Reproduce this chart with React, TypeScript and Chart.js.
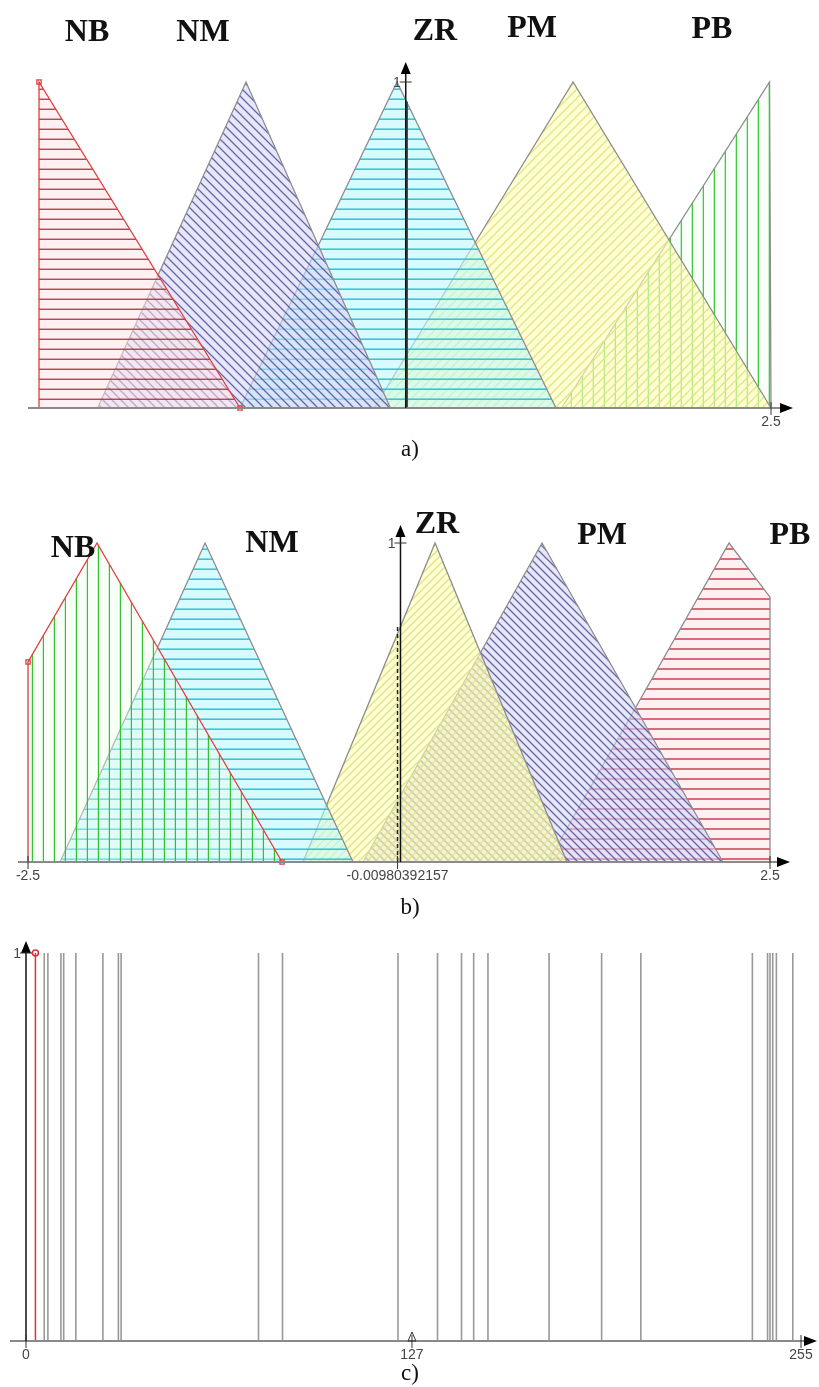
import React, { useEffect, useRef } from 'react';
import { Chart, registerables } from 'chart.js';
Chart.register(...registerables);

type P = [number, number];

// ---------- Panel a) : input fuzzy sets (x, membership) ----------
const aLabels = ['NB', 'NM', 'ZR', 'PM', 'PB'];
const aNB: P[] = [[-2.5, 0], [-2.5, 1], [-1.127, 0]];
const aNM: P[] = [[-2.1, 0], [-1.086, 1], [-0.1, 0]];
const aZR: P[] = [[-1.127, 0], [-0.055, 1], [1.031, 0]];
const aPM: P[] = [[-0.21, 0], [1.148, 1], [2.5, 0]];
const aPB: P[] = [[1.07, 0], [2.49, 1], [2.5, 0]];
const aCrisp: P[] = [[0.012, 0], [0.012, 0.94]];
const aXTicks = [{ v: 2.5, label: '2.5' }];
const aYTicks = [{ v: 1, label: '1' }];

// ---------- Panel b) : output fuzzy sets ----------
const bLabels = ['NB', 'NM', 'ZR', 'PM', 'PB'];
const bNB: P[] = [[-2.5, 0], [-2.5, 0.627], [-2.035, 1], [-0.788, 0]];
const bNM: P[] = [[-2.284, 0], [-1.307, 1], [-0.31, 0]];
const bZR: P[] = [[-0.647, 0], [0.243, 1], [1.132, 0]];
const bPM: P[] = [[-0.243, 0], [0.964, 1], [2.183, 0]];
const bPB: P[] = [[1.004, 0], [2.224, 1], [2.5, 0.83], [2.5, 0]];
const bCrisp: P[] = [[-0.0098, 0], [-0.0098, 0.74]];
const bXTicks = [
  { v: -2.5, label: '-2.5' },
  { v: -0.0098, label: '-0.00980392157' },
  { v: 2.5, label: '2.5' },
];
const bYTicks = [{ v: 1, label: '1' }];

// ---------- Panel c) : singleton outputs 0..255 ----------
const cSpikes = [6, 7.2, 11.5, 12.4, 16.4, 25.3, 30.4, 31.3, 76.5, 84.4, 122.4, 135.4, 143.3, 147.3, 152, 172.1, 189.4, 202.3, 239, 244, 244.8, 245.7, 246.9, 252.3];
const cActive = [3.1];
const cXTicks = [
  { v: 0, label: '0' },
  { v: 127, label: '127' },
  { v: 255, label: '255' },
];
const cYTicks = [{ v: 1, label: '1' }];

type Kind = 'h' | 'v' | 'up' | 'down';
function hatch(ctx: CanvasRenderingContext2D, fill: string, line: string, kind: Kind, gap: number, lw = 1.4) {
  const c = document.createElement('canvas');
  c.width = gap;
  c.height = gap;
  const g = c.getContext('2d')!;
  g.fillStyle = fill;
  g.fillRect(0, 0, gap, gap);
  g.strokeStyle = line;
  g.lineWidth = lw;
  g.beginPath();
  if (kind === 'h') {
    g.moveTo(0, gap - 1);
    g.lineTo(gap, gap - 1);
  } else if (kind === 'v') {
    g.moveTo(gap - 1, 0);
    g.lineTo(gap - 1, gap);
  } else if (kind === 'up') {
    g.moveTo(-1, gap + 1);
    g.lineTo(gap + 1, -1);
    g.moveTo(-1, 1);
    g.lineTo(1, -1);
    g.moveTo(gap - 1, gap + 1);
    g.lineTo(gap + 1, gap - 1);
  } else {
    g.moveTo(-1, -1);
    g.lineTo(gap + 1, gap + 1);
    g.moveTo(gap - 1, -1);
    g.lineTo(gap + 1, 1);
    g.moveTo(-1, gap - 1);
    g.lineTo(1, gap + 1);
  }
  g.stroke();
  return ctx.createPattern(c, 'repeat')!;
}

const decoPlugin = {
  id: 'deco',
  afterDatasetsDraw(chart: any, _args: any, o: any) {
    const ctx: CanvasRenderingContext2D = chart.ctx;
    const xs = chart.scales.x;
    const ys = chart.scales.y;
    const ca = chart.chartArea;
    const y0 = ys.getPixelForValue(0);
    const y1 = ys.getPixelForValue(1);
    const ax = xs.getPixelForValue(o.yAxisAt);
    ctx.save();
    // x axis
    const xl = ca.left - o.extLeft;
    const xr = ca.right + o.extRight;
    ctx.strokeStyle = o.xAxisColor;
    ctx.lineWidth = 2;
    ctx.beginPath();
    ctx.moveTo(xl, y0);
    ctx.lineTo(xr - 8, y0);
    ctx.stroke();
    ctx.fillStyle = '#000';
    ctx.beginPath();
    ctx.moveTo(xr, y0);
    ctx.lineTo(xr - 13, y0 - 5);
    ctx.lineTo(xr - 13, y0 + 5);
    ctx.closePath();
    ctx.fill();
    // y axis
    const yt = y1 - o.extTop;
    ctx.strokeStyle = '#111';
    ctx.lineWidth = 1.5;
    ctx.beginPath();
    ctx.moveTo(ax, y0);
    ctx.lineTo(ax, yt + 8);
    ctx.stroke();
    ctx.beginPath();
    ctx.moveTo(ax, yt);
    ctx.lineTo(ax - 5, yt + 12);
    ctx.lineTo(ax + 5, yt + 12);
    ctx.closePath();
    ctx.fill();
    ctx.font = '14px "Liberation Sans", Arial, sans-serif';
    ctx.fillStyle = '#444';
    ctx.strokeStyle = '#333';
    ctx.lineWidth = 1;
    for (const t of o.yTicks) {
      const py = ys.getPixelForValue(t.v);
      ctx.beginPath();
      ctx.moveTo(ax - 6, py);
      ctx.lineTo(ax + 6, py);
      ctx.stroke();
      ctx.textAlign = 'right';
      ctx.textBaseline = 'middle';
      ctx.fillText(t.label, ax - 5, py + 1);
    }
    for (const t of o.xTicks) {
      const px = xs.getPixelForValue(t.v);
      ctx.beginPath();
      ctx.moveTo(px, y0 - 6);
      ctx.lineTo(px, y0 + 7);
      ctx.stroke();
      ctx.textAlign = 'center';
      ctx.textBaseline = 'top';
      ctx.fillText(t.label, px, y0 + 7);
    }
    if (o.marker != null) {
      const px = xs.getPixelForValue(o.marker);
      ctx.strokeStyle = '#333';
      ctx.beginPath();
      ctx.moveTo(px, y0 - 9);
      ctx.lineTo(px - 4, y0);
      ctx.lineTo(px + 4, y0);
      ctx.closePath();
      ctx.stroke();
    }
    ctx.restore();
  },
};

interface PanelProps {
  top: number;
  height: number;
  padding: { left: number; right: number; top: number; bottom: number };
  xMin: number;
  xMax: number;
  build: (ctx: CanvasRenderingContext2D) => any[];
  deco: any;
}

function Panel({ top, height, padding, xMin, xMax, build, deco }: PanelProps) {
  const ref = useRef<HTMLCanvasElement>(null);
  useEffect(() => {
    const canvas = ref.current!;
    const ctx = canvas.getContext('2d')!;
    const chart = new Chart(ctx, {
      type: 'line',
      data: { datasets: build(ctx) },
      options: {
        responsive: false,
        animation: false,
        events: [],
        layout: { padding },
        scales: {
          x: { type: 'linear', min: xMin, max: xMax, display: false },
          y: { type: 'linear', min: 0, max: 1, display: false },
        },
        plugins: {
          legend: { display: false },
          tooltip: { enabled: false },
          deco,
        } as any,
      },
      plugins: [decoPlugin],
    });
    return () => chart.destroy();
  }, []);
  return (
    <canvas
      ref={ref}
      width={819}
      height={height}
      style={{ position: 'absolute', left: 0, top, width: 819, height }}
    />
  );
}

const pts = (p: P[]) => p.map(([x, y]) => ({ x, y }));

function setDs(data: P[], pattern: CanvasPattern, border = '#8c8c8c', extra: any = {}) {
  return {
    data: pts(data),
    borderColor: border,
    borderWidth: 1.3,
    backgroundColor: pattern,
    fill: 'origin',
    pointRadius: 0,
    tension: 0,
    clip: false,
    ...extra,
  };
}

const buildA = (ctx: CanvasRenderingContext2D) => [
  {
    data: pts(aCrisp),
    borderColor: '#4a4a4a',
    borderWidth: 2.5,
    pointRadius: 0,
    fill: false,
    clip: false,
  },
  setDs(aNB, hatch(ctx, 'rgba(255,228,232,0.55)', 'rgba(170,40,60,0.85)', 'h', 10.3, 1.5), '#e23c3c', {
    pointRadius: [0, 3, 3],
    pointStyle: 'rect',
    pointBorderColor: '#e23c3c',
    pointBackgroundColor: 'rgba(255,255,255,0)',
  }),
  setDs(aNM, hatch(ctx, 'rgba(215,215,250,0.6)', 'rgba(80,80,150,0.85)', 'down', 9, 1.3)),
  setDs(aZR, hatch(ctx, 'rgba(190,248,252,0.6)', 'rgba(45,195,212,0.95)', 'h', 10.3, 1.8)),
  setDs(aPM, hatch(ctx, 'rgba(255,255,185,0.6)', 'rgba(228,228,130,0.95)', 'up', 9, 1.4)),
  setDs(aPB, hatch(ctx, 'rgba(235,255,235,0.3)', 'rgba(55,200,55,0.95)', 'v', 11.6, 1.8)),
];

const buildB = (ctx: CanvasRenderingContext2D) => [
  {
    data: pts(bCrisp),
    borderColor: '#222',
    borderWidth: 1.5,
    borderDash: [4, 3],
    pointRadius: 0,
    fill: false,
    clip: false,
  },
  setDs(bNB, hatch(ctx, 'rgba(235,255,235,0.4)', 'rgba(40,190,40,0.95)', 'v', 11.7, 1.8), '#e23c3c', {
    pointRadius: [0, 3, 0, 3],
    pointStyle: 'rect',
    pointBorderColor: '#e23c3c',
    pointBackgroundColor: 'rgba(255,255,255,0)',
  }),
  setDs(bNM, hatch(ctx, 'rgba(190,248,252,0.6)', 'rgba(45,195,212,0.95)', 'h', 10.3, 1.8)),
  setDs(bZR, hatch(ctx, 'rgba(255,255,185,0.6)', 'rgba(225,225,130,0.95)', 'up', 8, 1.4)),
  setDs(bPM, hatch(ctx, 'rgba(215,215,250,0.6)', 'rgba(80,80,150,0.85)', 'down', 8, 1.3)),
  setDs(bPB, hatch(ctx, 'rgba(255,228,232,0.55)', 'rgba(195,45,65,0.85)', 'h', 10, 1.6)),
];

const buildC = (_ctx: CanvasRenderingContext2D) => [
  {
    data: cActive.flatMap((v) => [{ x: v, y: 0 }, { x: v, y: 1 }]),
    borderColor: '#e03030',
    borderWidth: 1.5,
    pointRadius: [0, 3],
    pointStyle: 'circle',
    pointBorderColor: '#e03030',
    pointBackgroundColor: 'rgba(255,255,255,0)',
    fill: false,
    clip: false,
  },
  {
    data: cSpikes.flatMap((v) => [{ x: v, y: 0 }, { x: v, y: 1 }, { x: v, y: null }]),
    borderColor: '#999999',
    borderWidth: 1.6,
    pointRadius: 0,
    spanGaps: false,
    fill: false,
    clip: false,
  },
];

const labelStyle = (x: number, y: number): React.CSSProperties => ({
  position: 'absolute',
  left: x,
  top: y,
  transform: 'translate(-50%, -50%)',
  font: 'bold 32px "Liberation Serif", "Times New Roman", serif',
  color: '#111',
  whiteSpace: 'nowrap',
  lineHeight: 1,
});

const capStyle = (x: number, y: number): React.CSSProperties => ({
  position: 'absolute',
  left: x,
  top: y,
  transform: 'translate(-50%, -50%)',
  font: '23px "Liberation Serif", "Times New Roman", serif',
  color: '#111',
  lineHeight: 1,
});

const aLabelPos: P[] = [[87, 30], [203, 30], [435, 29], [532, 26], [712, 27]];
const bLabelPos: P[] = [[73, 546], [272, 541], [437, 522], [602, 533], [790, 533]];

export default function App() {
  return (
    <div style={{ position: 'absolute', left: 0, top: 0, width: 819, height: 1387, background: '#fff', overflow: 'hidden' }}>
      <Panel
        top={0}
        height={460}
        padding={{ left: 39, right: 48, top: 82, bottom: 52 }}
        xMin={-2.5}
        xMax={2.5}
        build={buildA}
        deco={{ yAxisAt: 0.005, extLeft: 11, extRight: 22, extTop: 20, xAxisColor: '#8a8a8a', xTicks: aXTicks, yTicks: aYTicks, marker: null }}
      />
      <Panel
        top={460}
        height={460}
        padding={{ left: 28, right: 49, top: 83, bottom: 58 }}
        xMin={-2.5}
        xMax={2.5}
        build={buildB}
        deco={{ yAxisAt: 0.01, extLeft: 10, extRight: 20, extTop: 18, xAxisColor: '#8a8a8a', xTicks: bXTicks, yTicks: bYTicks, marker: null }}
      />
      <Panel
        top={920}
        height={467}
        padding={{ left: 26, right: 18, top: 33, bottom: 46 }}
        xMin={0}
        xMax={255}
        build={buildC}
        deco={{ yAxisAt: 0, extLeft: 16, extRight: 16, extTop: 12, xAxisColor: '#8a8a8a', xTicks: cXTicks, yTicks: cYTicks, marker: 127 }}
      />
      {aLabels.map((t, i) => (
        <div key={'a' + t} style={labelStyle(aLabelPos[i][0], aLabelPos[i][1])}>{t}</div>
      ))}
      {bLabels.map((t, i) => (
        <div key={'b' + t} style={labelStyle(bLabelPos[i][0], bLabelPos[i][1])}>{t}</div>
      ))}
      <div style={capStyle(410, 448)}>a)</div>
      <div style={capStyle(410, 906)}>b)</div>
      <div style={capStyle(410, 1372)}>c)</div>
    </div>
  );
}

********************

(WHAT THE TASK REQUIRES): Work through the data and report how many of its lines hold the word "React", giving only the figure.

(COMPLETE OUTPUT): 4